MOGADISHU, Somalia (Reuters) - A Ugandan soldier captured by Islamist insurgents in Somalia more than a year ago has been paraded in an insurgent video in which he appealed for his country’s leaders to help free him.
“Please do not abandon me here,” he said in the video released on Monday by the al Qaeda-linked al Shabaab insurgency.
“Oh Ugandans, I am a soldier of your country. Join hands and come up with a solution that can secure my release.”
The bearded soldier was identified as Massasa M.Y. He wore a uniform with a Ugandan army patch on it and said he was captured during a deadly 2015 attack on an African Union in Janale, about 90 km (55 miles) south of the capital, Mogadishu.
About 40 to 50 of his colleagues were killed in the attack, the soldier said.
Ugandan military spokesman Lt. Col. Paddy Ankunda confirmed the man in the video is a Ugandan soldier but declined to give any details.
Some 22,000 African Union troops are in Somalia supporting the Western-backed government. It is unclear whether the insurgent group, which has mounted several attacks on AU bases in the past two years, has any other African Union soldiers as prisoners.

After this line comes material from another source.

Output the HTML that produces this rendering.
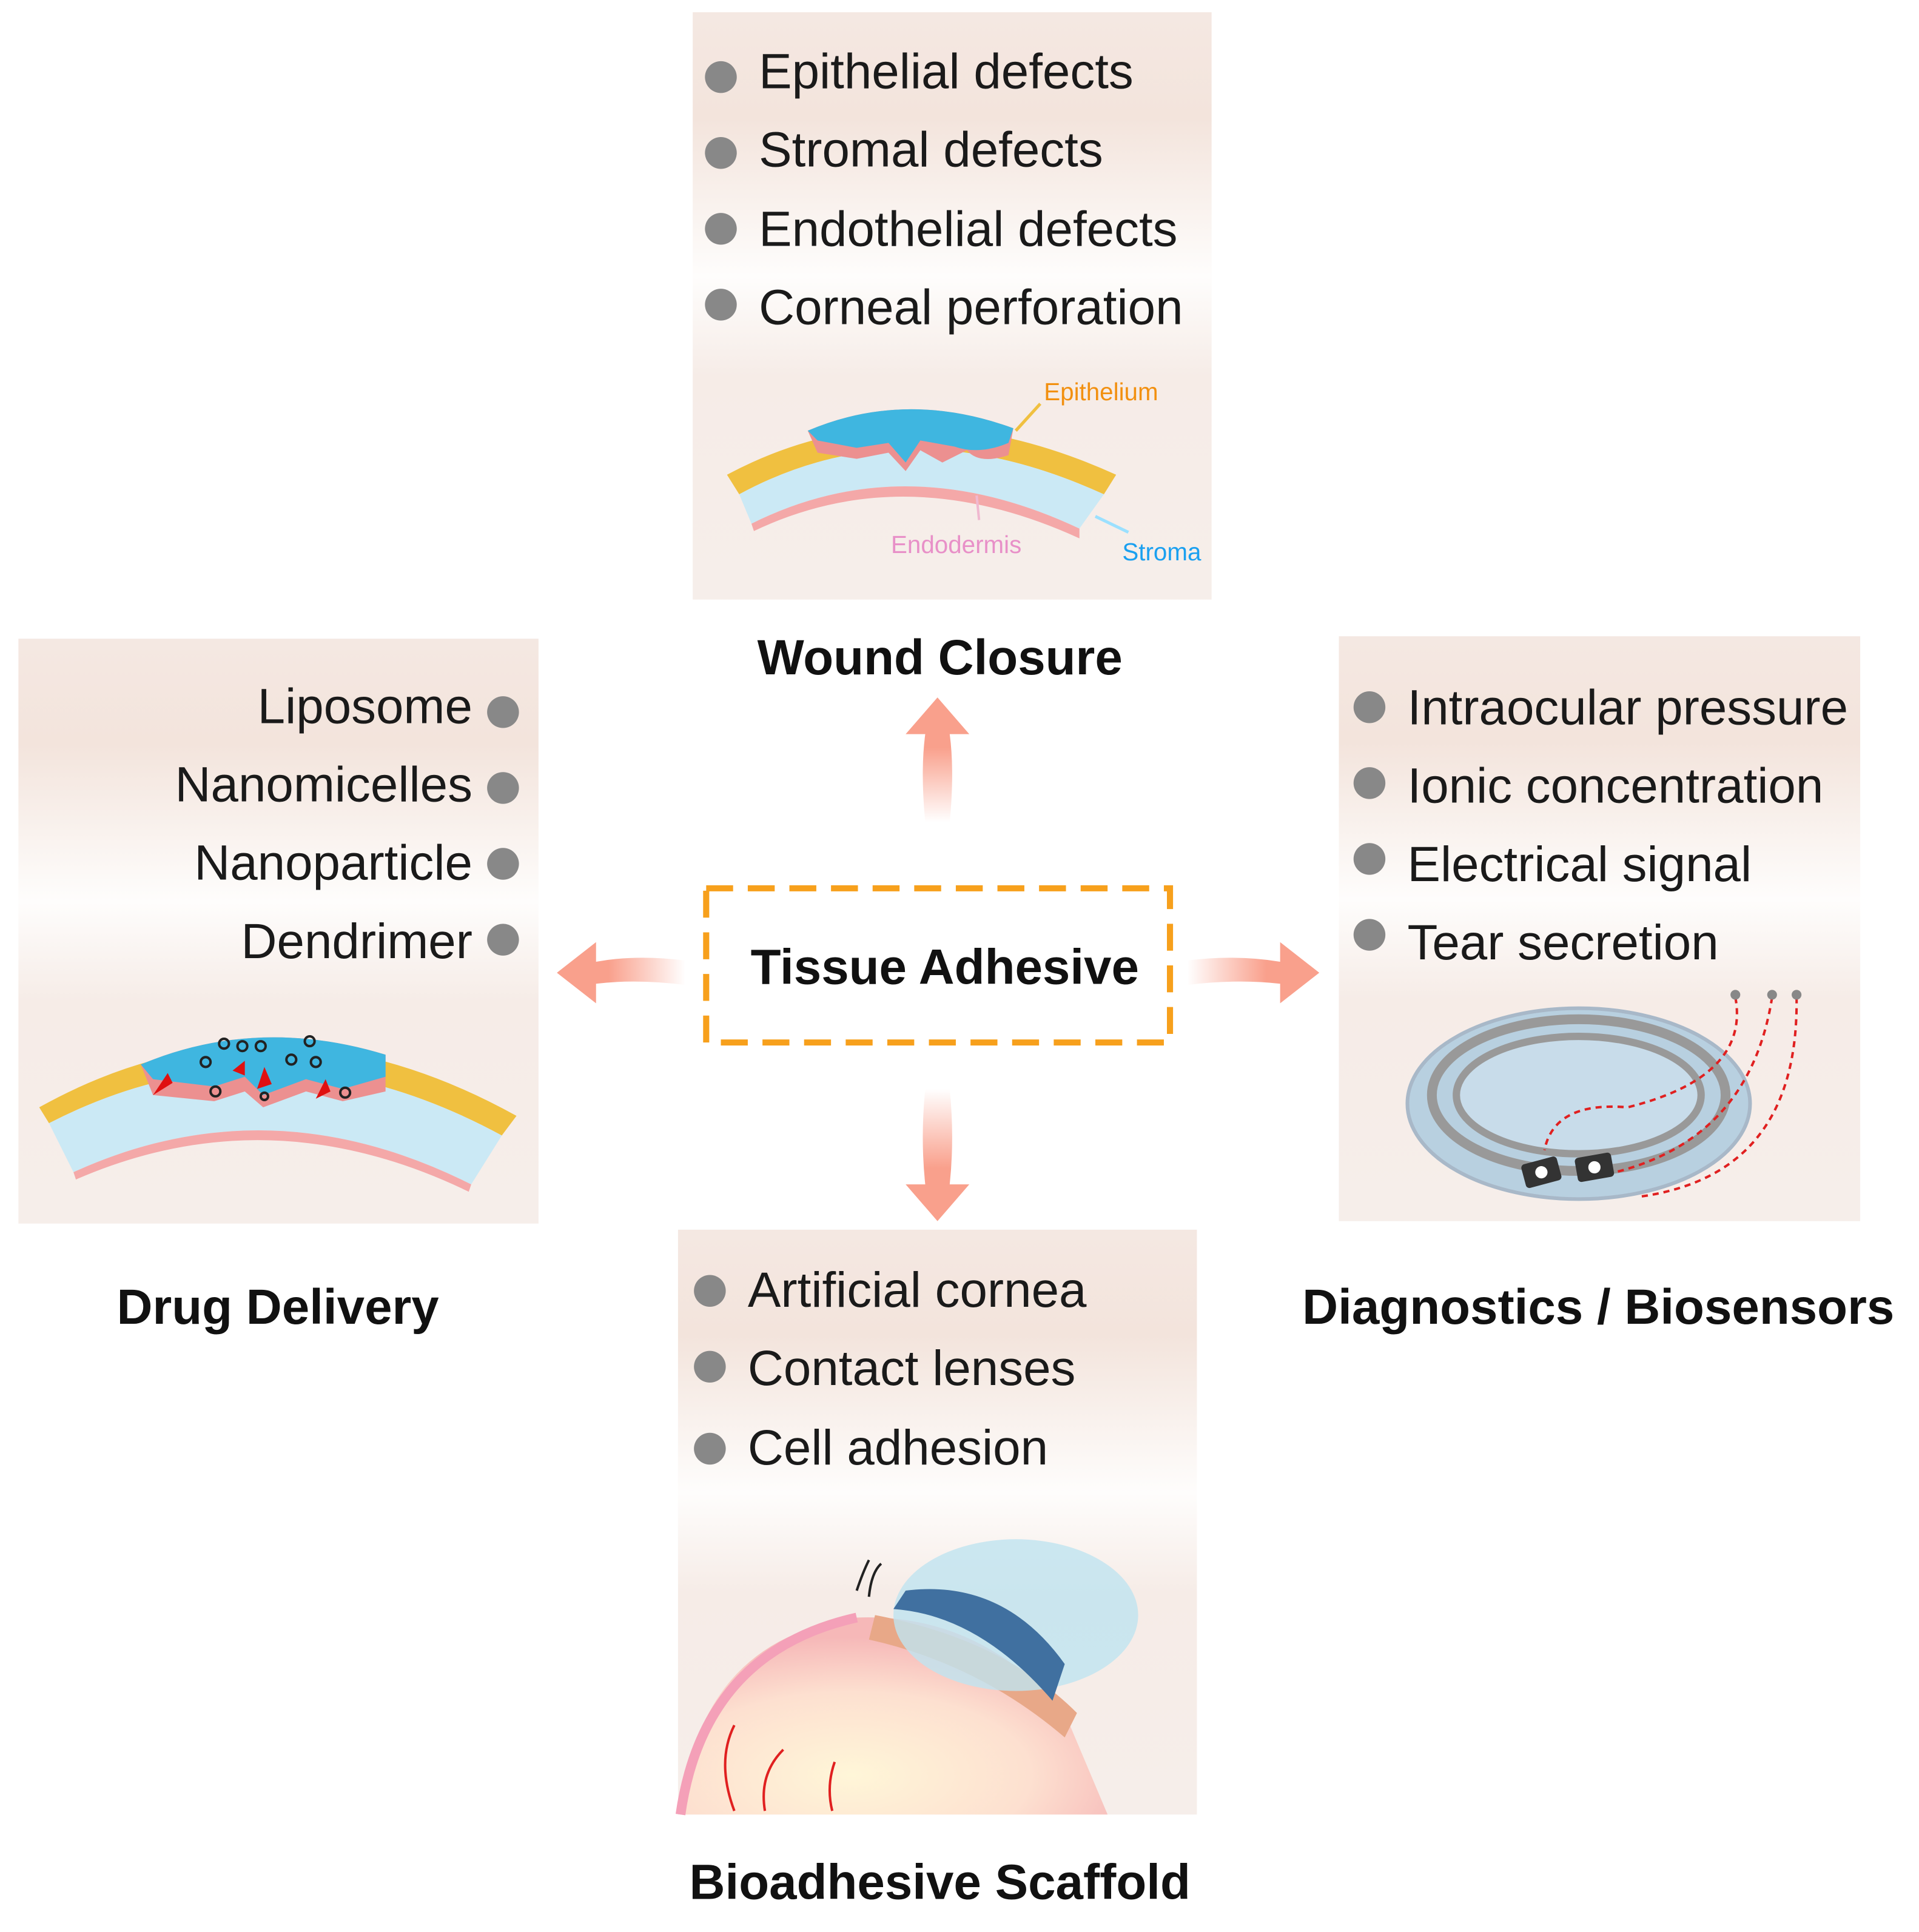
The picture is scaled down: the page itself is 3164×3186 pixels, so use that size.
<!DOCTYPE html>
<html><head><meta charset="utf-8"><style>
html,body{margin:0;padding:0;background:#fff;}
svg{display:block;}
text{font-family:"Liberation Sans",Arial,sans-serif;}
</style></head><body>
<svg width="3164" height="3186" viewBox="0 0 1568 1579" xmlns="http://www.w3.org/2000/svg">
<defs>
<linearGradient id="bg" x1="0" y1="0" x2="0" y2="1">
<stop offset="0" stop-color="#f4e8e2"/><stop offset="0.18" stop-color="#f3e4dc"/><stop offset="0.45" stop-color="#fefdfc"/><stop offset="0.62" stop-color="#f6ece7"/><stop offset="1" stop-color="#f6eeea"/>
</linearGradient>
<linearGradient id="au" x1="0" y1="1" x2="0" y2="0"><stop offset="0" stop-color="#f9a08c" stop-opacity="0"/><stop offset="0.6" stop-color="#f9a08c"/></linearGradient>
<linearGradient id="ad" x1="0" y1="0" x2="0" y2="1"><stop offset="0" stop-color="#f9a08c" stop-opacity="0"/><stop offset="0.6" stop-color="#f9a08c"/></linearGradient>
<linearGradient id="al" x1="1" y1="0" x2="0" y2="0"><stop offset="0" stop-color="#f9a08c" stop-opacity="0"/><stop offset="0.6" stop-color="#f9a08c"/></linearGradient>
<linearGradient id="ar" x1="0" y1="0" x2="1" y2="0"><stop offset="0" stop-color="#f9a08c" stop-opacity="0"/><stop offset="0.6" stop-color="#f9a08c"/></linearGradient>
<radialGradient id="eye" cx="0.4" cy="0.8" r="0.7"><stop offset="0" stop-color="#fff6d8"/><stop offset="0.6" stop-color="#fde0d0"/><stop offset="1" stop-color="#f6b8b8"/></radialGradient>
</defs>

<rect x="566" y="10" width="424" height="480" fill="url(#bg)"/>
<rect x="15" y="522" width="425" height="478" fill="url(#bg)"/>
<rect x="1094" y="520" width="426" height="478" fill="url(#bg)"/>
<rect x="554" y="1005" width="424" height="478" fill="url(#bg)"/>

<g font-size="40.5" fill="#1a1a1a">
<g fill="#888"><circle cx="589" cy="63" r="13"/><circle cx="589" cy="125" r="13"/><circle cx="589" cy="187" r="13"/><circle cx="589" cy="249" r="13"/></g>
<text x="620" y="72">Epithelial defects</text>
<text x="620" y="136">Stromal defects</text>
<text x="620" y="201">Endothelial defects</text>
<text x="620" y="265">Corneal perforation</text>
<g fill="#888"><circle cx="411" cy="582" r="13"/><circle cx="411" cy="644" r="13"/><circle cx="411" cy="706" r="13"/><circle cx="411" cy="768" r="13"/></g>
<g text-anchor="end">
<text x="386" y="591">Liposome</text>
<text x="386" y="655">Nanomicelles</text>
<text x="386" y="719">Nanoparticle</text>
<text x="386" y="783">Dendrimer</text>
</g>
<g fill="#888"><circle cx="1119" cy="578" r="13"/><circle cx="1119" cy="640" r="13"/><circle cx="1119" cy="702" r="13"/><circle cx="1119" cy="764" r="13"/></g>
<text x="1150" y="592">Intraocular pressure</text>
<text x="1150" y="656">Ionic concentration</text>
<text x="1150" y="720">Electrical signal</text>
<text x="1150" y="784">Tear secretion</text>
<g fill="#888"><circle cx="580" cy="1055" r="13"/><circle cx="580" cy="1117" r="13"/><circle cx="580" cy="1184" r="13"/></g>
<text x="611" y="1068">Artificial cornea</text>
<text x="611" y="1132">Contact lenses</text>
<text x="611" y="1197">Cell adhesion</text>
</g>

<g font-size="40.5" font-weight="bold" fill="#111" text-anchor="middle">
<text x="768" y="551">Wound Closure</text>
<text x="227" y="1082">Drug Delivery</text>
<text x="1306" y="1082">Diagnostics / Biosensors</text>
<text x="768" y="1552">Bioadhesive Scaffold</text>
<text x="772" y="804">Tissue Adhesive</text>
</g>
<rect x="577" y="726" width="379" height="126" fill="none" stroke="#f7a01c" stroke-width="5" stroke-dasharray="22,12"/>

<path d="M756 672 Q752 630 756 600 L740 600 L766 570 L792 600 L776 600 Q780 630 776 672Z" fill="url(#au)"/>
<path d="M756 890 Q752 930 756 968 L740 968 L766 998 L792 968 L776 968 Q780 930 776 890Z" fill="url(#ad)"/>
<path d="M560 785 Q520 780 487 786 L487 770 L455 795 L487 820 L487 804 Q520 800 560 805Z" fill="url(#al)"/>
<path d="M970 785 Q1010 780 1046 786 L1046 770 L1078 795 L1046 820 L1046 804 Q1010 800 970 805Z" fill="url(#ar)"/>

<g>
<path d="M594 388 Q740 310 912 388 L902 404 Q740 330 604 404Z" fill="#f0c040"/>
<path d="M604 404 Q740 330 902 404 L882 432 Q740 365 614 428Z" fill="#cbe9f5"/>
<path d="M614 428 Q740 365 882 432 L882 440 Q740 375 616 434Z" fill="#f4a8a8"/>
<path d="M660 352 Q740 318 828 350 L824 372 Q800 380 790 368 L770 378 L752 368 L740 385 L726 370 L700 375 L668 370Z" fill="#ec9090"/>
<path d="M660 352 Q740 318 828 350 L824 362 Q800 372 780 365 L752 360 L740 378 L726 362 L700 366 L668 360Z" fill="#3fb6e0"/>
<path d="M830 352 L850 330" stroke="#f0c040" stroke-width="2.5"/>
<path d="M798 405 L800 425" stroke="#f0b8d0" stroke-width="2"/>
<path d="M895 422 L922 435" stroke="#9be0ff" stroke-width="2.5"/>
<text x="853" y="327" font-size="20" fill="#f29010">Epithelium</text>
<text x="728" y="452" font-size="20" fill="#e890c8">Endodermis</text>
<text x="917" y="458" font-size="20" fill="#1aa0f0">Stroma</text>
</g>

<g>
<path d="M32 905 Q220 800 422 912 L410 928 Q220 825 40 918Z" fill="#f0c040"/>
<path d="M40 918 Q220 825 410 928 L385 968 Q220 885 60 958Z" fill="#cbe9f5"/>
<path d="M60 958 Q220 885 385 968 L383 974 Q220 895 62 964Z" fill="#f4a8a8"/>
<path d="M115 870 Q210 830 315 862 L315 892 L280 900 L250 892 L215 905 L200 892 L175 900 L125 895Z" fill="#ec9090"/>
<path d="M115 870 Q210 830 315 862 L315 880 L280 890 L250 882 L215 895 L200 880 L175 888 L125 882Z" fill="#3fb6e0"/>
<g fill="none" stroke="#222" stroke-width="2">
<circle cx="183" cy="853" r="4"/><circle cx="198" cy="855" r="4"/><circle cx="213" cy="855" r="4"/><circle cx="168" cy="868" r="4"/><circle cx="238" cy="866" r="4"/><circle cx="258" cy="868" r="4"/><circle cx="253" cy="851" r="4"/><circle cx="176" cy="892" r="4"/><circle cx="282" cy="893" r="4"/><circle cx="216" cy="896" r="3"/>
</g>
<g fill="#e01010"><path d="M125 895 l12 -18 l4 8z"/><path d="M190 875 l10 -8 l0 12z"/><path d="M210 890 l6 -18 l6 14z"/><path d="M258 898 l8 -16 l4 10z"/></g>
</g>

<g>
<ellipse cx="1290" cy="902" rx="140" ry="78" fill="#b8d0e0" stroke="#a8b8c8" stroke-width="3"/>
<ellipse cx="1290" cy="895" rx="120" ry="62" fill="none" stroke="#999" stroke-width="8"/>
<ellipse cx="1290" cy="895" rx="100" ry="48" fill="#c8dcea" stroke="#999" stroke-width="6"/>
<g transform="rotate(-15 1260 960)"><rect x="1245" y="948" width="30" height="20" fill="#333" rx="3"/><circle cx="1260" cy="958" r="5" fill="#fff"/></g>
<g transform="rotate(-10 1303 955)"><rect x="1288" y="944" width="30" height="20" fill="#333" rx="3"/><circle cx="1303" cy="954" r="5" fill="#fff"/></g>
<g fill="none" stroke="#e02020" stroke-width="2" stroke-dasharray="5,4">
<path d="M1418 815 Q1430 880 1330 905 Q1270 900 1262 940"/>
<path d="M1448 815 Q1430 930 1320 958"/>
<path d="M1468 815 Q1470 960 1340 978"/>
</g>
<g fill="#888"><circle cx="1418" cy="813" r="4"/><circle cx="1448" cy="813" r="4"/><circle cx="1468" cy="813" r="4"/></g>
</g>

<g>
<path d="M556 1483 Q570 1340 700 1322 Q800 1318 870 1400 L905 1483Z" fill="url(#eye)"/>
<path d="M556 1483 Q575 1350 700 1322" fill="none" stroke="#f4a0b8" stroke-width="8"/>
<path d="M715 1320 Q820 1340 880 1400 L870 1420 Q800 1360 710 1340Z" fill="#e8a888"/>
<ellipse cx="830" cy="1320" rx="100" ry="62" fill="#bfe4f0" opacity="0.8"/>
<path d="M740 1300 Q820 1290 870 1360 L860 1390 Q800 1320 730 1315Z" fill="#4070a0"/>
<path d="M600 1480 Q585 1440 600 1410 M625 1480 Q620 1450 640 1430 M680 1480 Q675 1460 682 1440" fill="none" stroke="#e02020" stroke-width="2"/>
<path d="M700 1300 Q705 1285 710 1275 M710 1305 Q712 1285 720 1278" fill="none" stroke="#222" stroke-width="2"/>
</g>
</svg>
</body></html>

In a separate development, Somalia will hold its postponed parliamentary elections between Oct 23 and Nov 10, the chairman of the electoral commission said, after the vote was delayed for a second time due to disputes over the selection process.
The polls are key to retaining the government’s support from Western backers and increasing its legitimacy among ordinary Somalis.
Voting for the 275-seat Somali parliament was due to begin this weekend but candidate lists had not been finalised, Omar Mohamed Abdulle told a news conference on Monday.
“The challenges that led to the delay were political, security and management of the election budget. Clan leaders have not completed the list of their delegates,” Abdulle said.
Presidential elections will be held on Nov. 30, and a parliamentary speaker and the upper house of the legislature will be chosen on Nov. 23, he said.
Somalia has been at war since 1991. The government said threats from al Shabaab prevented it from organizing a one-person, one-vote election.
Instead, about 14,000 people representing federal states across the nation will choose the new lawmakers. The outgoing parliament, elected in 2012, was picked by only 135 elders.
Al Shabaab, which wants to impose strict Islamic law, has called on its followers to kill clan elders, officials and lawmakers taking part in the parliamentary election and to attack polling venues.